Problem to work on:
Give every line back verbatim, dropping all images.

Recorded information:
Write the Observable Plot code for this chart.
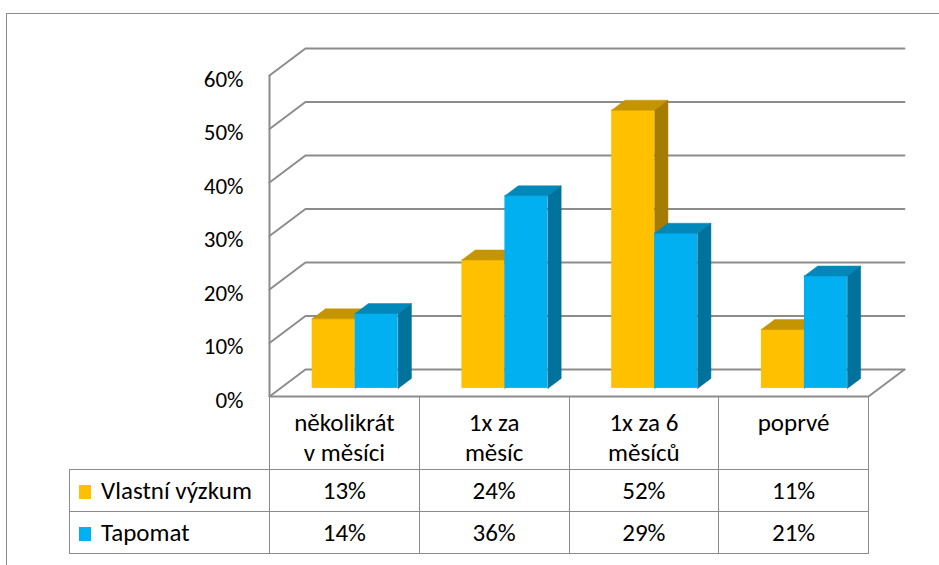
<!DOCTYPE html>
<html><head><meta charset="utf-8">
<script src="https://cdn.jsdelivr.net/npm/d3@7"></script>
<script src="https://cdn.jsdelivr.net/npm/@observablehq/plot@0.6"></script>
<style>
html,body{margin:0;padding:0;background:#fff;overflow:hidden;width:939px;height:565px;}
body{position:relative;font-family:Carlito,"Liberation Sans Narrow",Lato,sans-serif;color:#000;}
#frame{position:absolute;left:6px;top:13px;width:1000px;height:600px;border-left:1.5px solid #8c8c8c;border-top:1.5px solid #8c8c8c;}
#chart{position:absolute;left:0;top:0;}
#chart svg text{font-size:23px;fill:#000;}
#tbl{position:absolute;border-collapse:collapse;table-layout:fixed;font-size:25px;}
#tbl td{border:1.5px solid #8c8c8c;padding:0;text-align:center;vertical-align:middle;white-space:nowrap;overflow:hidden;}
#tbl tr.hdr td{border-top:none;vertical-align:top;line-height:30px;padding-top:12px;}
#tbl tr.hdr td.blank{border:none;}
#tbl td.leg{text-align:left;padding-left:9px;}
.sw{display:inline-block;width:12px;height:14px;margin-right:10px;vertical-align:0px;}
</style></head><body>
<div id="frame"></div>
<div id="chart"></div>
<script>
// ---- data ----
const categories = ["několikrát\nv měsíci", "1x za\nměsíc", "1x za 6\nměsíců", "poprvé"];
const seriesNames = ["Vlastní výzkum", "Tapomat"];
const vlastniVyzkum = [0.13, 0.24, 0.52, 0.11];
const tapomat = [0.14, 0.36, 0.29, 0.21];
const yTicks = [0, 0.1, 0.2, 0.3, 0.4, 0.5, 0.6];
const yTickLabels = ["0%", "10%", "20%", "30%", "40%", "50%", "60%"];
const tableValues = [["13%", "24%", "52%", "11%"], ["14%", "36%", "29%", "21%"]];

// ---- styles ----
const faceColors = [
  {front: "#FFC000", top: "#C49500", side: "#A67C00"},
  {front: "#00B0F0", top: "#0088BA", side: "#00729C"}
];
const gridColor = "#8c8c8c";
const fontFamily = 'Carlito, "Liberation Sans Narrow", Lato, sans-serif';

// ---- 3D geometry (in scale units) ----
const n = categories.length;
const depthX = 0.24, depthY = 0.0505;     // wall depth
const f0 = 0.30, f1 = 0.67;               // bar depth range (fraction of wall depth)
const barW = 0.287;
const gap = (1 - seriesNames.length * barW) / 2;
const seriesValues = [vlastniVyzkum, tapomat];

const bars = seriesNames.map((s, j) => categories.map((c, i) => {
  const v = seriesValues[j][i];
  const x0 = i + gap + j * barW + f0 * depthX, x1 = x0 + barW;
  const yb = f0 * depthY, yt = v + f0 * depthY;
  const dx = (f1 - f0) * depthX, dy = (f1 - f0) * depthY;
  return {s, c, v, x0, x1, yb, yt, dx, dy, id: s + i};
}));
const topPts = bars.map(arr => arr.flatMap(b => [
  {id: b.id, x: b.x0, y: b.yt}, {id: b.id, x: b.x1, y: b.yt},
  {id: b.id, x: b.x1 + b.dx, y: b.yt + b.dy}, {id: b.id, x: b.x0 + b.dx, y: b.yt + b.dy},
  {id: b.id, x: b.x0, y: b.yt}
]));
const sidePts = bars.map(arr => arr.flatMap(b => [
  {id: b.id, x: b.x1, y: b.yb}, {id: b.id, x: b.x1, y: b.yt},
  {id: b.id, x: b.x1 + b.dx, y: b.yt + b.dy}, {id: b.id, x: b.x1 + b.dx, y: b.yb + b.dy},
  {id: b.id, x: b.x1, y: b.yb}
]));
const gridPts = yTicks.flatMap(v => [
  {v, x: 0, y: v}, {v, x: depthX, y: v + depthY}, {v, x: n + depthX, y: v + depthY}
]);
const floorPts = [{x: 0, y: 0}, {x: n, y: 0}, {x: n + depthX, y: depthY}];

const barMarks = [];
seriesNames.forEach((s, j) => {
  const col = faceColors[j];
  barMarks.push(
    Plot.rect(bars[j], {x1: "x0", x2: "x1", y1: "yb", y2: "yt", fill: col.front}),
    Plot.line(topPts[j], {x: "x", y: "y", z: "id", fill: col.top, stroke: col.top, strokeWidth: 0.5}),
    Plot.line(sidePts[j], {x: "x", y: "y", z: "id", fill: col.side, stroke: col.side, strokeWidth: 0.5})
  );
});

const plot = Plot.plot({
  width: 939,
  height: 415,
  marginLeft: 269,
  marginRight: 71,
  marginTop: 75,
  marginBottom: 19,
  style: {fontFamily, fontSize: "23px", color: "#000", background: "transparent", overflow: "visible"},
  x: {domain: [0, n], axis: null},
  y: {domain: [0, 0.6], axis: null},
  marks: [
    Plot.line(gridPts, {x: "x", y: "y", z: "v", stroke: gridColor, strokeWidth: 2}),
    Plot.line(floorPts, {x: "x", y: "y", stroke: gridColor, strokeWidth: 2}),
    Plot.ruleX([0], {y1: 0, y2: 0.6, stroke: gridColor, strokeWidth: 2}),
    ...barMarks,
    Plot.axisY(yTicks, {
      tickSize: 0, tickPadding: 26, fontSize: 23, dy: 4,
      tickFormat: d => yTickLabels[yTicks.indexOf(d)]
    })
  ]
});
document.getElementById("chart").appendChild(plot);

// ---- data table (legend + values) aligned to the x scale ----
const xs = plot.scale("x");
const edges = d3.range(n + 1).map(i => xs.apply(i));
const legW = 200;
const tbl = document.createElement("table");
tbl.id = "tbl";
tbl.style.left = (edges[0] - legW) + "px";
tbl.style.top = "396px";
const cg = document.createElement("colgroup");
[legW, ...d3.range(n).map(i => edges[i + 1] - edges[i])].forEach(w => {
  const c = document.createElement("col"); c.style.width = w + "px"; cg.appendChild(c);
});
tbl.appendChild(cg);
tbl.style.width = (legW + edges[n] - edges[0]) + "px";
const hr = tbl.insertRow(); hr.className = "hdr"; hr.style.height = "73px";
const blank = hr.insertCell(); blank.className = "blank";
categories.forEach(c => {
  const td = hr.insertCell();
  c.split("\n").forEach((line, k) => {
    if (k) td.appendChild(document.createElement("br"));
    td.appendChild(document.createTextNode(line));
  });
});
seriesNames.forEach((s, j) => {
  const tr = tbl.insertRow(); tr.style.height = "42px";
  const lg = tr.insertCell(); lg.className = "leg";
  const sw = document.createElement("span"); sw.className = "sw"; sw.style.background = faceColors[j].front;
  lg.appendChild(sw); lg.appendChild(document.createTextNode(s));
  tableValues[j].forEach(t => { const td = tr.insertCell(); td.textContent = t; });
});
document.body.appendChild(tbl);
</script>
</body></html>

Full output:
Write the Observable Plot code for this chart.
<!DOCTYPE html>
<html><head><meta charset="utf-8">
<script src="https://cdn.jsdelivr.net/npm/d3@7"></script>
<script src="https://cdn.jsdelivr.net/npm/@observablehq/plot@0.6"></script>
<style>
html,body{margin:0;padding:0;background:#fff;overflow:hidden;width:939px;height:565px;}
body{position:relative;font-family:Carlito,"Liberation Sans Narrow",Lato,sans-serif;color:#000;}
#frame{position:absolute;left:6px;top:13px;width:1000px;height:600px;border-left:1.5px solid #8c8c8c;border-top:1.5px solid #8c8c8c;}
#chart{position:absolute;left:0;top:0;}
#chart svg text{font-size:23px;fill:#000;}
#tbl{position:absolute;border-collapse:collapse;table-layout:fixed;font-size:25px;}
#tbl td{border:1.5px solid #8c8c8c;padding:0;text-align:center;vertical-align:middle;white-space:nowrap;overflow:hidden;}
#tbl tr.hdr td{border-top:none;vertical-align:top;line-height:30px;padding-top:12px;}
#tbl tr.hdr td.blank{border:none;}
#tbl td.leg{text-align:left;padding-left:9px;}
.sw{display:inline-block;width:12px;height:14px;margin-right:10px;vertical-align:0px;}
</style></head><body>
<div id="frame"></div>
<div id="chart"></div>
<script>
// ---- data ----
const categories = ["několikrát\nv měsíci", "1x za\nměsíc", "1x za 6\nměsíců", "poprvé"];
const seriesNames = ["Vlastní výzkum", "Tapomat"];
const vlastniVyzkum = [0.13, 0.24, 0.52, 0.11];
const tapomat = [0.14, 0.36, 0.29, 0.21];
const yTicks = [0, 0.1, 0.2, 0.3, 0.4, 0.5, 0.6];
const yTickLabels = ["0%", "10%", "20%", "30%", "40%", "50%", "60%"];
const tableValues = [["13%", "24%", "52%", "11%"], ["14%", "36%", "29%", "21%"]];

// ---- styles ----
const faceColors = [
  {front: "#FFC000", top: "#C49500", side: "#A67C00"},
  {front: "#00B0F0", top: "#0088BA", side: "#00729C"}
];
const gridColor = "#8c8c8c";
const fontFamily = 'Carlito, "Liberation Sans Narrow", Lato, sans-serif';

// ---- 3D geometry (in scale units) ----
const n = categories.length;
const depthX = 0.24, depthY = 0.0505;     // wall depth
const f0 = 0.30, f1 = 0.67;               // bar depth range (fraction of wall depth)
const barW = 0.287;
const gap = (1 - seriesNames.length * barW) / 2;
const seriesValues = [vlastniVyzkum, tapomat];

const bars = seriesNames.map((s, j) => categories.map((c, i) => {
  const v = seriesValues[j][i];
  const x0 = i + gap + j * barW + f0 * depthX, x1 = x0 + barW;
  const yb = f0 * depthY, yt = v + f0 * depthY;
  const dx = (f1 - f0) * depthX, dy = (f1 - f0) * depthY;
  return {s, c, v, x0, x1, yb, yt, dx, dy, id: s + i};
}));
const topPts = bars.map(arr => arr.flatMap(b => [
  {id: b.id, x: b.x0, y: b.yt}, {id: b.id, x: b.x1, y: b.yt},
  {id: b.id, x: b.x1 + b.dx, y: b.yt + b.dy}, {id: b.id, x: b.x0 + b.dx, y: b.yt + b.dy},
  {id: b.id, x: b.x0, y: b.yt}
]));
const sidePts = bars.map(arr => arr.flatMap(b => [
  {id: b.id, x: b.x1, y: b.yb}, {id: b.id, x: b.x1, y: b.yt},
  {id: b.id, x: b.x1 + b.dx, y: b.yt + b.dy}, {id: b.id, x: b.x1 + b.dx, y: b.yb + b.dy},
  {id: b.id, x: b.x1, y: b.yb}
]));
const gridPts = yTicks.flatMap(v => [
  {v, x: 0, y: v}, {v, x: depthX, y: v + depthY}, {v, x: n + depthX, y: v + depthY}
]);
const floorPts = [{x: 0, y: 0}, {x: n, y: 0}, {x: n + depthX, y: depthY}];

const barMarks = [];
seriesNames.forEach((s, j) => {
  const col = faceColors[j];
  barMarks.push(
    Plot.rect(bars[j], {x1: "x0", x2: "x1", y1: "yb", y2: "yt", fill: col.front}),
    Plot.line(topPts[j], {x: "x", y: "y", z: "id", fill: col.top, stroke: col.top, strokeWidth: 0.5}),
    Plot.line(sidePts[j], {x: "x", y: "y", z: "id", fill: col.side, stroke: col.side, strokeWidth: 0.5})
  );
});

const plot = Plot.plot({
  width: 939,
  height: 415,
  marginLeft: 269,
  marginRight: 71,
  marginTop: 75,
  marginBottom: 19,
  style: {fontFamily, fontSize: "23px", color: "#000", background: "transparent", overflow: "visible"},
  x: {domain: [0, n], axis: null},
  y: {domain: [0, 0.6], axis: null},
  marks: [
    Plot.line(gridPts, {x: "x", y: "y", z: "v", stroke: gridColor, strokeWidth: 2}),
    Plot.line(floorPts, {x: "x", y: "y", stroke: gridColor, strokeWidth: 2}),
    Plot.ruleX([0], {y1: 0, y2: 0.6, stroke: gridColor, strokeWidth: 2}),
    ...barMarks,
    Plot.axisY(yTicks, {
      tickSize: 0, tickPadding: 26, fontSize: 23, dy: 4,
      tickFormat: d => yTickLabels[yTicks.indexOf(d)]
    })
  ]
});
document.getElementById("chart").appendChild(plot);

// ---- data table (legend + values) aligned to the x scale ----
const xs = plot.scale("x");
const edges = d3.range(n + 1).map(i => xs.apply(i));
const legW = 200;
const tbl = document.createElement("table");
tbl.id = "tbl";
tbl.style.left = (edges[0] - legW) + "px";
tbl.style.top = "396px";
const cg = document.createElement("colgroup");
[legW, ...d3.range(n).map(i => edges[i + 1] - edges[i])].forEach(w => {
  const c = document.createElement("col"); c.style.width = w + "px"; cg.appendChild(c);
});
tbl.appendChild(cg);
tbl.style.width = (legW + edges[n] - edges[0]) + "px";
const hr = tbl.insertRow(); hr.className = "hdr"; hr.style.height = "73px";
const blank = hr.insertCell(); blank.className = "blank";
categories.forEach(c => {
  const td = hr.insertCell();
  c.split("\n").forEach((line, k) => {
    if (k) td.appendChild(document.createElement("br"));
    td.appendChild(document.createTextNode(line));
  });
});
seriesNames.forEach((s, j) => {
  const tr = tbl.insertRow(); tr.style.height = "42px";
  const lg = tr.insertCell(); lg.className = "leg";
  const sw = document.createElement("span"); sw.className = "sw"; sw.style.background = faceColors[j].front;
  lg.appendChild(sw); lg.appendChild(document.createTextNode(s));
  tableValues[j].forEach(t => { const td = tr.insertCell(); td.textContent = t; });
});
document.body.appendChild(tbl);
</script>
</body></html>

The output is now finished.